Partial load testing, by contrast, can appear simpler. In practice, it is often where the most subtle — and disruptive — challenges emerge.
Partial Load Is Not a Reduced Version of Full Load
A common assumption is that partial load testing is simply “less demanding” than full load testing. Operationally, that is not always true.
Many systems behave differently when operating below peak capacity. Control logic, cooling efficiency, and response times can all change in ways that are less predictable than at full load.
Cooling Behavior Often Changes First
Cooling systems are typically optimized for expected operating ranges. At partial load, those systems may:
Cycle more frequently
Respond less linearly
Exhibit temperature fluctuations that do not appear at full load
These behaviors are not failures — they are characteristics. Problems arise when they are not anticipated.

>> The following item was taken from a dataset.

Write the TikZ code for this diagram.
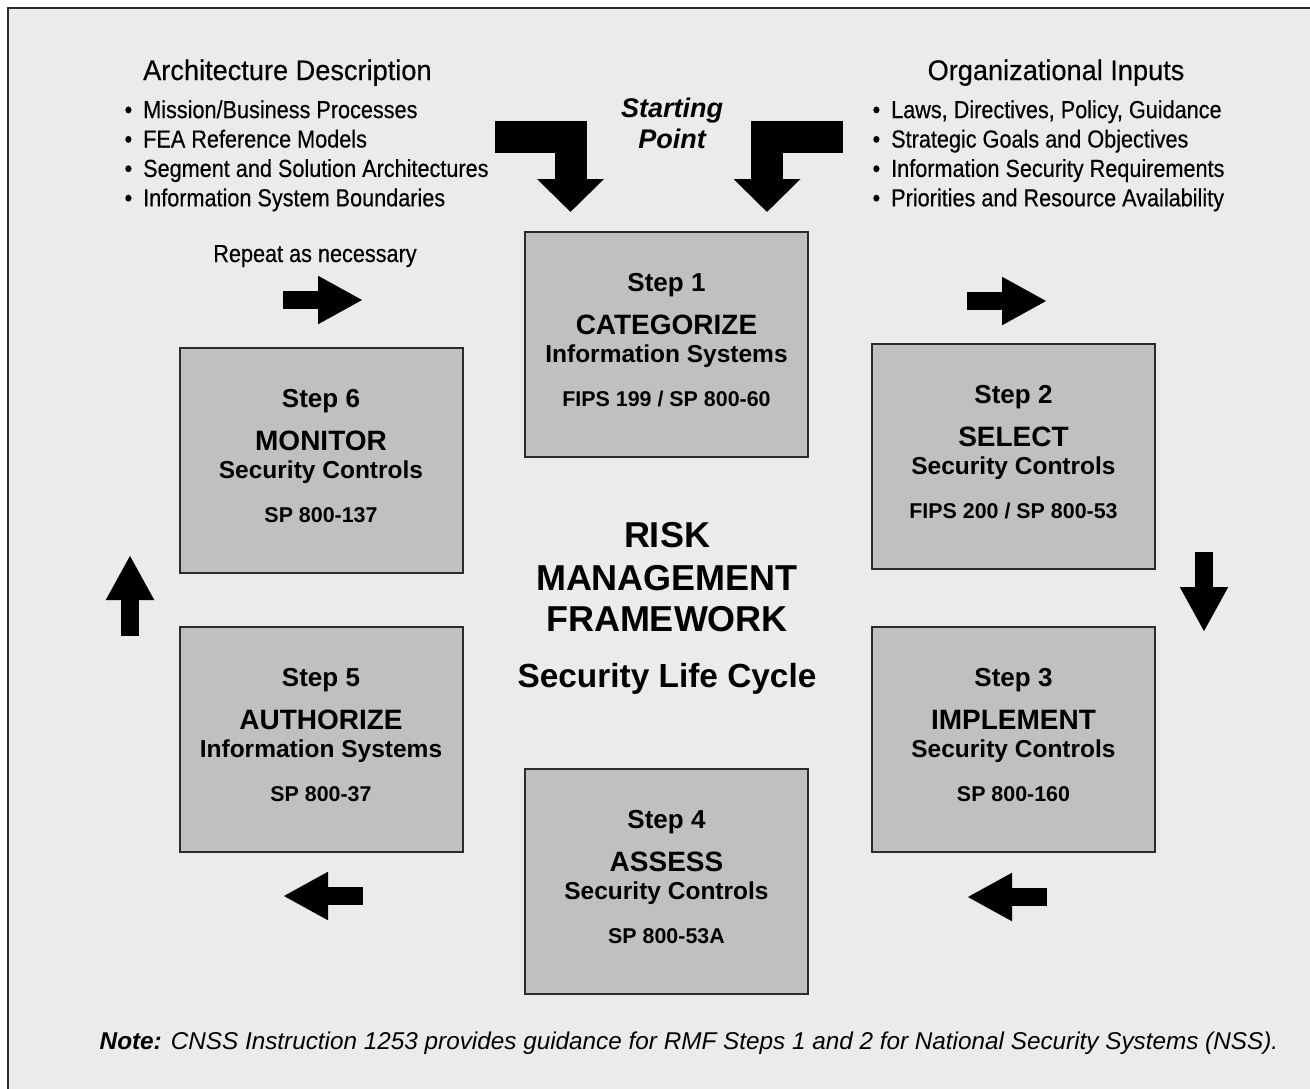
\documentclass[tikz,border=0pt]{standalone}
\usepackage{fontspec}
\setmainfont{Liberation Sans}
\newfontfamily\narrowfont[FakeStretch=0.88, FakeBold=0.4]{Liberation Sans}
\newfontfamily\headfont[FakeStretch=0.96, FakeBold=0.4]{Liberation Sans}
\usepackage{tikz}
\usetikzlibrary{arrows.meta,calc,positioning}

\definecolor{panelgray}{HTML}{EBEBEB}
\definecolor{boxgray}{HTML}{C0C0C0}
\definecolor{edgegray}{HTML}{2B2B2B}

\tikzset{
  stepbox/.style = {rectangle, draw = edgegray, line width = 2pt, fill = boxgray,
    minimum width = 283pt, minimum height = 225pt, inner sep = 0pt},
  stepno/.style = {anchor = base, inner sep = 0pt, font = \bfseries\fontsize{26}{30}\selectfont},
  stepverb/.style = {anchor = base, inner sep = 0pt, font = \bfseries\fontsize{28}{32}\selectfont},
  stepobj/.style = {anchor = base, inner sep = 0pt, font = \bfseries\fontsize{24.5}{28}\selectfont},
  stepref/.style = {anchor = base, inner sep = 0pt, font = \bfseries\fontsize{21.4}{24}\selectfont},
  title/.style = {anchor = base, inner sep = 0pt, font = \bfseries\fontsize{36}{40}\selectfont},
  head/.style = {anchor = base, inner sep = 0pt, font = \headfont\fontsize{28.3}{32}\selectfont},
  item/.style = {anchor = base west, inner sep = 0pt, font = \narrowfont\fontsize{24.6}{28}\selectfont},
  flow/.style = {line width = 18pt, -{Triangle[length = 45pt, width = 45pt]}},
  bigflow/.style = {line width = 32pt, line join = miter, -{Triangle[length = 33pt, width = 65pt]}}
}

\begin{document}
\begin{tikzpicture}[x = 1pt, y = -1pt]
\useasboundingbox (0, 0) rectangle (1310, 1088);
\clip (0, 0) rectangle (1310, 1088);
\fill[white] (0, 0) rectangle (1310, 1088);
\draw[fill = panelgray, draw = edgegray, line width = 2pt] (8, 8) rectangle (1340, 1120);

% inputs
\node[head, anchor = base west] (arch) at (143, 80) {Architecture Description};
\foreach \t [count = \i] in {Mission/Business Processes, FEA Reference Models,
    Segment and Solution Architectures, Information System Boundaries}
  \node[item] (arch\i) at (143, 88.7 + 29.4*\i) {\llap{\textbullet\hspace{11pt}}\t};
\node[head] (org) at (1056, 80) {Organizational Inputs};
\foreach \t [count = \i] in {{Laws, Directives, Policy, Guidance}, Strategic Goals and Objectives,
    Information Security Requirements, Priorities and Resource Availability}
  \node[item] (org\i) at (891, 88.7 + 29.4*\i) {\llap{\textbullet\hspace{11pt}}\t};

\node[anchor = base, font = \bfseries\itshape\fontsize{27}{31}\selectfont] (start1) at (672, 117) {Starting};
\node[anchor = base, font = \bfseries\itshape\fontsize{27}{31}\selectfont] (start2) at (672, 148) {Point};
\node[anchor = base, inner sep = 0pt, font = \narrowfont\fontsize{24.6}{28}\selectfont] (repeat) at (315, 262) {Repeat as necessary};

% the six steps
\foreach \n/\x/\y/\verb/\obj/\ref in {
    1/666.5/344.5/CATEGORIZE/Information Systems/{FIPS 199 / SP 800-60},
    2/1013.5/456.5/SELECT/Security Controls/{FIPS 200 / SP 800-53},
    3/1013.5/739.5/IMPLEMENT/Security Controls/SP 800-160,
    4/666.5/881.5/ASSESS/Security Controls/SP 800-53A,
    5/321/739.5/AUTHORIZE/Information Systems/SP 800-37,
    6/321/460.5/MONITOR/Security Controls/SP 800-137} {
  \node[stepbox] (b\n) at (\x, \y) {};
  \node[stepno] (no\n) at ($(b\n.north) + (0, 60)$) {Step \n};
  \node[stepverb] (verb\n) at ($(b\n.north) + (0, 103)$) {\verb};
  \node[stepobj] (obj\n) at ($(b\n.north) + (0, 131)$) {\obj};
  \node[stepref] (ref\n) at ($(b\n.north) + (0, 175)$) {\ref};
}

% centre
\node[title] (risk) at (667, 547) {RISK};
\node[title] (mgmt) at (667, 590) {MANAGEMENT};
\node[title] (frame) at (667, 631) {FRAMEWORK};
\node[anchor = base, inner sep = 0pt, font = \bfseries\fontsize{33.4}{38}\selectfont] (cycle) at (667, 687) {Security Life Cycle};

% arrows
\draw[bigflow] (495, 137) -| (570.5, 212);
\draw[bigflow] (843, 137) -| (767, 212);
\draw[flow] (283, 300) -- (363, 300);
\draw[flow] (967, 301) -- (1047, 301);
\draw[flow] (1204, 552) -- (1204, 632);
\draw[flow] (1047, 897) -- (967, 897);
\draw[flow] (363, 896) -- (283, 896);
\draw[flow] (130, 636) -- (130, 555);

\node[anchor = base, inner sep = 0pt, font = \itshape\fontsize{24.3}{29}\selectfont] (note) at (689, 1049)
  {\textbf{Note:} CNSS Instruction 1253 provides guidance for RMF Steps 1 and 2 for National Security Systems (NSS).};
\end{tikzpicture}
\end{document}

Control Systems Can Become More Sensitive
At partial load, control systems often operate closer to decision thresholds. Minor changes in input can trigger adjustments that would not occur under full load.
This sensitivity can create:
Increased cycling
Less intuitive performance trends
Confusion during monitoring if expectations are not aligned
Without experience interpreting these signals, teams may misdiagnose normal behavior as a problem — or miss early indicators of a real one.
Monitoring Requires Greater Attention
Paradoxically, partial load conditions often require more attentive monitoring, not less.
Performance changes tend to be incremental rather than obvious. Trends matter more than single data points. Subtle shifts can signal developing constraints long before limits are reached.
When monitoring is passive or intermittent, those signals are easy to miss.
Why This Matters During Commissioning
Partial load testing often occurs earlier in the commissioning sequence, while systems are still being integrated and schedules remain fluid.
Issues discovered at this stage can ripple forward, affecting subsequent tests and compressing later phases.
Understanding partial load behavior upfront allows teams to plan responses before time pressure increases.